House Speaker Jason White, a Republican, said he was “puzzled” by what transpired in the Senate and “disappointed by their actions, but not surprised.” He pointed to political pressure that Reeves likely applied to senators wary of crossing him.

“The governor does what he does and enacted his politics into the Senate, I guess, to sway those folks who had voted for those bills to now not vote to override him,” White said. “Certainly, that’s his prerogative. He’s way better at that political game than I am.” 

House Minority Leader Derrick Simmons of Greenville said he had hoped the Senate would address the rural health bill first because it originated in that chamber.

“Because the Senate did not bring it up, Senate Democrats were not really interested in considering anything else,” Simmons said.

Hosemann’s office did not respond to a request for comment after adjournment. 

In his April 2 veto message, Reeves said the legislation attempting to provide more oversight could jeopardize the state’s access to the rural health funding by slowing down distribution and potentially resulting in a loss of up to $1 billion to the state over five years. States may risk losing federal funding if they change plans approved during the application process.

Reeves said in a Tuesday night post on social media that Bryan, Hosemann and other state legislators “would rather stick it to the Republican governor and to President Trump than acknowledge they are jeopardizing over $1 billion to improve healthcare in rural communities across our state.”

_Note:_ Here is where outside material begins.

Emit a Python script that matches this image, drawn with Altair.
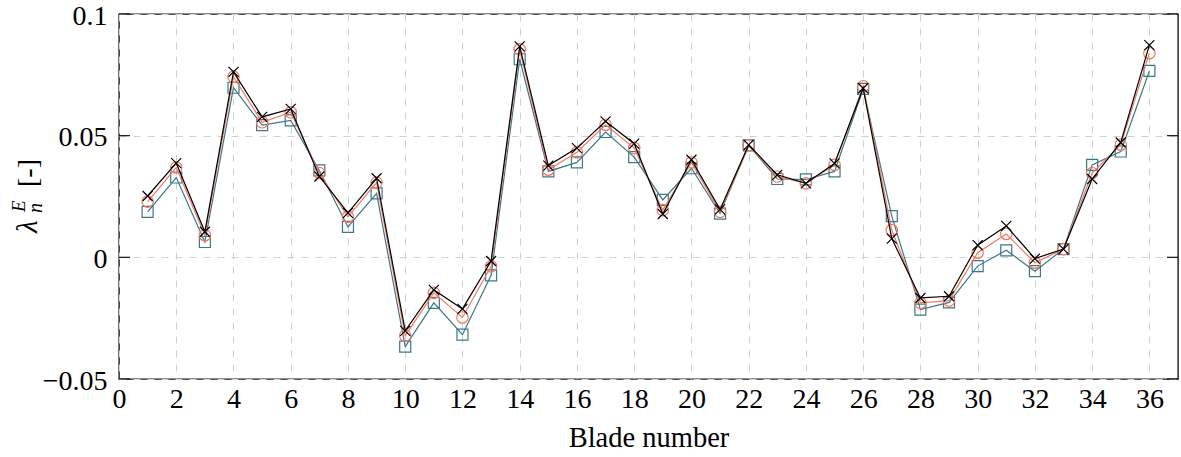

He said the funds are already subject to comprehensive federal competitive procurement, monitoring and audit requirements, and that all awards will be made public. 

“There’s nothing more for politicians in our state to do on this,” Reeves wrote. 

White disputed Reeves’ claim that the bill the governor vetoed would jeopardize federal funds.

“It had some guardrails in place that are reasonable, and again, voted for overwhelmingly by both ends of this building,” White said. “He’s well within his rights to lobby members not to override his veto there, but to say it would have in any way impeded or hindered or caused us to miss out on money, that was just never going to happen.”    

Mirroring the sentiment between the House and Senate that led to the demise of numerous other notable bills this session, the chambers were divided again on Wednesday.   

Other measures that died because of the legislative failure to override the governor are:

  • A measure that would have restored suffrage to someone who had been convicted of shoplifting and a drug charge. 
  • Spending for two Gulf Coast Restoration Fund projects.
  • A bill creating a loan program for Gulf Coast Restoration Fund projects. 
  • A measure that would have funded projects Reeves had previously vetoed.
  • Funding for seven special projects in legislators’ home districts.

The House chose not to override vetoes on several projects included in a pot of money for local projects. That included $1 million to Jackson for upgrades to the city’s planetarium, $500,000 to Greenville for renovations of a city park, $600,000 to Greene County for repairs of the Greene County Rural Events Center and other funding meant for state agencies.

Rep. Omeria Scott, a Democrat from Laurel, urged the Republican-controlled chamber to stand up to Reeves and override all of his vetoes. 

“It’s time for us to use the stick on this governor,” Scott said.

When Hosemann returned to preside over the Senate in the closing moments of the 2026 session Wednesday night, the reality became clear: The governor would escape unscathed.